Monday, May 30, 2011

More Than Tech Needed to Reduce CO2 Footprint of Buildings

Energy use in buildings could be cut by as much as 60 percent by mid-century, but doing so would take more than just adopting energy-saving technologies. That’s according to the findings of a four-year study looking at residential and commercial building sectors around the world and published Monday by the Geneva-based World Business Council for Sustainable Development, a global business association. The report, entitled “Transforming the Market: Energy Efficiency in Buildings,” is being touted as the most rigorous study ever conducted on the subject and includes a sweeping road map for the building industry to achieve this energy-cutting goal. “Energy efficiency is fast becoming one of the defining issues of our times, and buildings are that issue’s elephant in the room,” said Björn Stigson, president of the business council, in a statement.


Besides the adoption of technology, like high-insulating window and walls or energy-efficient lighting, the report makes five principle recommendations. They include: strengthening building codes and energy labeling for more transparency; using subsidies and price signals to incentivize energy-efficient investments; encouraging a more integrated design approach among building professionals; enabling the workforce to save energy; and fostering an energy-aware culture.


The report’s authors said they took a “bottom-up, market-driven approach” to understanding the barriers to lower energy use. Some of the more interesting targets include: for investors, to use energy efficiency analysis to enhance traditional decision-making; for suppliers and manufacturers, to develop marketing campaigns that promote a building’s total energy performance rather than single components; and for architects, to design buildings that can be more easily retrofitted with new technologies as they’re developed in the future.


This isn’t the first study to stress how important changes in the building sector are when it comes to achieving global climate change goals. Buildings consume more energy — and contribute to more greenhouse gasses — than industry or transportation, accounting for about 40 percent of the world’s energy use. The topic has become so uncontroversial that this morning the conservative Wall Street Journal, rarely prone to support eco-causes, published a special section on the “green house of the future,” complete with flowery language that could have been pulled from a 1970s hippie manifesto on eco-living.

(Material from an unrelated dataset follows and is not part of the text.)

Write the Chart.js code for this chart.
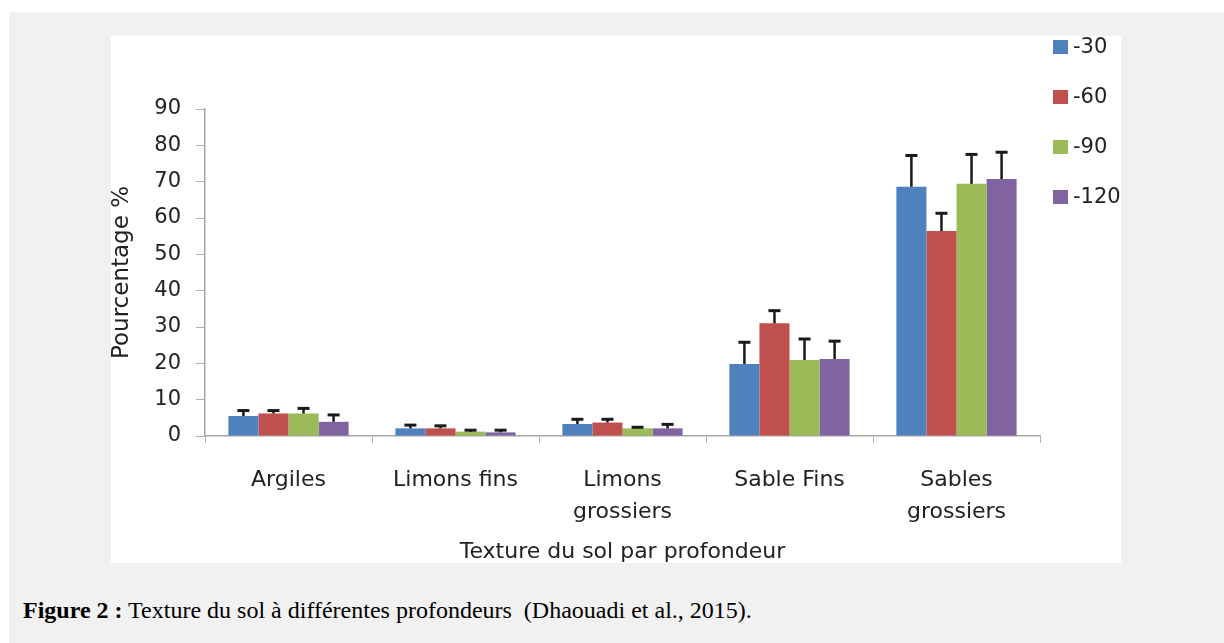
<!DOCTYPE html>
<html lang="fr">
<head>
    <meta charset="UTF-8">
    <title>Texture du sol à différentes profondeurs</title>
    <script src="https://cdn.jsdelivr.net/npm/chart.js"></script>
    <style>
        body { margin: 0; background: #fff; width: 1224px; height: 643px; position: relative; overflow: hidden; }
        .outer { position: absolute; left: 9px; top: 12px; right: 0; bottom: 0; background: #f1f1f1; }
        .panel { position: absolute; left: 111px; top: 36px; width: 1010px; height: 527px; background: #fff; }
        #chart { position: absolute; left: 111px; top: 36px; }
        .legend { position: absolute; left: 1053px; top: 0; font-family: 'DejaVu Sans', sans-serif; font-size: 21px; color: #222; }
        .legend div { position: absolute; white-space: nowrap; line-height: 24px; }
        .legend span.box { display: inline-block; width: 15px; height: 14px; margin-right: 5px; vertical-align: -1px; }
        .caption { position: absolute; left: 23px; top: 598px; font-family: 'Liberation Serif', 'Times New Roman', serif; font-size: 24px; line-height: 24px; color: #000; white-space: pre; }
    </style>
</head>
<body>
    <div class="outer"></div>
    <div class="panel"></div>
    <canvas id="chart" width="1010" height="527"></canvas>
    <div class="legend" id="legend"></div>
    <div class="caption"><b>Figure 2 :</b> Texture du sol à différentes profondeurs  (Dhaouadi et al., 2015).</div>

    <script>
        // catégories (texture) et profondeurs
        const categories = ["Argiles", "Limons fins", ["Limons", "grossiers"], "Sable Fins", ["Sables", "grossiers"]];
        const depths = ["-30", "-60", "-90", "-120"];
        const colors = ["#4f81bd", "#c0504d", "#9bbb59", "#8064a2"];

        // valeurs moyennes (%)
        const vals30 = [5.5, 2.1, 3.3, 19.8, 68.6];
        const vals60 = [6.2, 2.1, 3.7, 31.0, 56.4];
        const vals90 = [6.2, 1.2, 2.1, 20.9, 69.4];
        const vals120 = [3.9, 1.0, 2.1, 21.2, 70.7];

        // barres d'erreur (vers le haut seulement)
        const err30 = [1.5, 0.9, 1.3, 6.0, 8.6];
        const err60 = [0.8, 0.7, 0.9, 3.5, 4.9];
        const err90 = [1.4, 0.4, 0.3, 5.8, 8.1];
        const err120 = [1.9, 0.6, 1.1, 4.9, 7.4];

        const yTicks = [0, 10, 20, 30, 40, 50, 60, 70, 80, 90];

        const seriesVals = [vals30, vals60, vals90, vals120];
        const seriesErr = [err30, err60, err90, err120];

        Chart.defaults.font.family = "'DejaVu Sans', sans-serif";
        Chart.defaults.color = "#222";

        // dessine les barres d'erreur au-dessus de chaque barre
        const errorBars = {
            id: "errorBars",
            afterDatasetsDraw(chart) {
                const ctx = chart.ctx;
                const y = chart.scales.y;
                chart.data.datasets.forEach((ds, i) => {
                    const meta = chart.getDatasetMeta(i);
                    meta.data.forEach((bar, j) => {
                        const top = y.getPixelForValue(ds.data[j] + ds.errors[j]);
                        ctx.save();
                        ctx.strokeStyle = "#1a1a1a";
                        ctx.lineWidth = 2.5;
                        ctx.beginPath();
                        ctx.moveTo(bar.x, bar.y);
                        ctx.lineTo(bar.x, top);
                        ctx.stroke();
                        ctx.lineWidth = 3;
                        ctx.beginPath();
                        ctx.moveTo(bar.x - 6, top);
                        ctx.lineTo(bar.x + 6, top);
                        ctx.stroke();
                        ctx.restore();
                    });
                });
            }
        };

        const chart = new Chart(document.getElementById("chart"), {
            type: "bar",
            data: {
                labels: categories,
                datasets: depths.map((d, i) => ({
                    label: d,
                    data: seriesVals[i],
                    errors: seriesErr[i],
                    backgroundColor: colors[i],
                    borderWidth: 0,
                    categoryPercentage: 0.72,
                    barPercentage: 1.0
                }))
            },
            options: {
                responsive: false,
                animation: false,
                layout: { padding: { top: 73, right: 81, bottom: 0, left: 0 } },
                plugins: {
                    legend: { display: false },
                    tooltip: { enabled: false }
                },
                scales: {
                    x: {
                        grid: { offset: true, drawOnChartArea: false, drawTicks: true, tickLength: 7, color: "#b0b0b0" },
                        border: { color: "#a6a6a6", width: 1.5 },
                        ticks: { font: { size: 22, lineHeight: 1.45 }, padding: 21, maxRotation: 0, autoSkip: false, color: "#222" },
                        title: { display: true, text: "Texture du sol par profondeur", font: { size: 22, lineHeight: 1.0 }, padding: { top: 0, bottom: 0 }, color: "#222" },
                        afterFit(scale) { scale.height = 127; }
                    },
                    y: {
                        min: 0,
                        max: 90,
                        afterBuildTicks(scale) { scale.ticks = yTicks.map(v => ({ value: v })); },
                        grid: { drawOnChartArea: false, drawTicks: true, tickLength: 9, color: "#b0b0b0" },
                        border: { color: "#a6a6a6", width: 1.5 },
                        ticks: { font: { size: 21 }, padding: 15, color: "#222" },
                        title: { display: true, text: "Pourcentage %", font: { size: 23, lineHeight: 1 }, padding: { top: 0, bottom: 0 }, color: "#222" },
                        afterFit(scale) { scale.width = 94; }
                    }
                }
            },
            plugins: [errorBars]
        });

        // légende (à droite, en dehors du cadre du graphique)
        const legend = document.getElementById("legend");
        depths.forEach((d, i) => {
            const item = document.createElement("div");
            item.style.top = (34 + i * 50) + "px";
            item.innerHTML = '<span class="box" style="background:' + colors[i] + '"></span>' + d;
            legend.appendChild(item);
        });
    </script>
</body>
</html>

According to the study, many energy efficiency projects are economically feasible at today’s energy costs. A $150 billion annual investment in building energy efficiency in the six markets studied (U.S., EU, Japan, China, India and Brazil) would reduce carbon footprints by 40 percent with a five-year discounted payback, the study found. Doubling that investment could achieve a payback within five and 10 years and would reduce the footprint another 12 percent. But achieving a higher reduction target, such as the 77 percent called for by the Intergovernmental Panel on Climate Change, could not be justified on economic grounds at today’s energy prices and would require other steps, such as subsidies.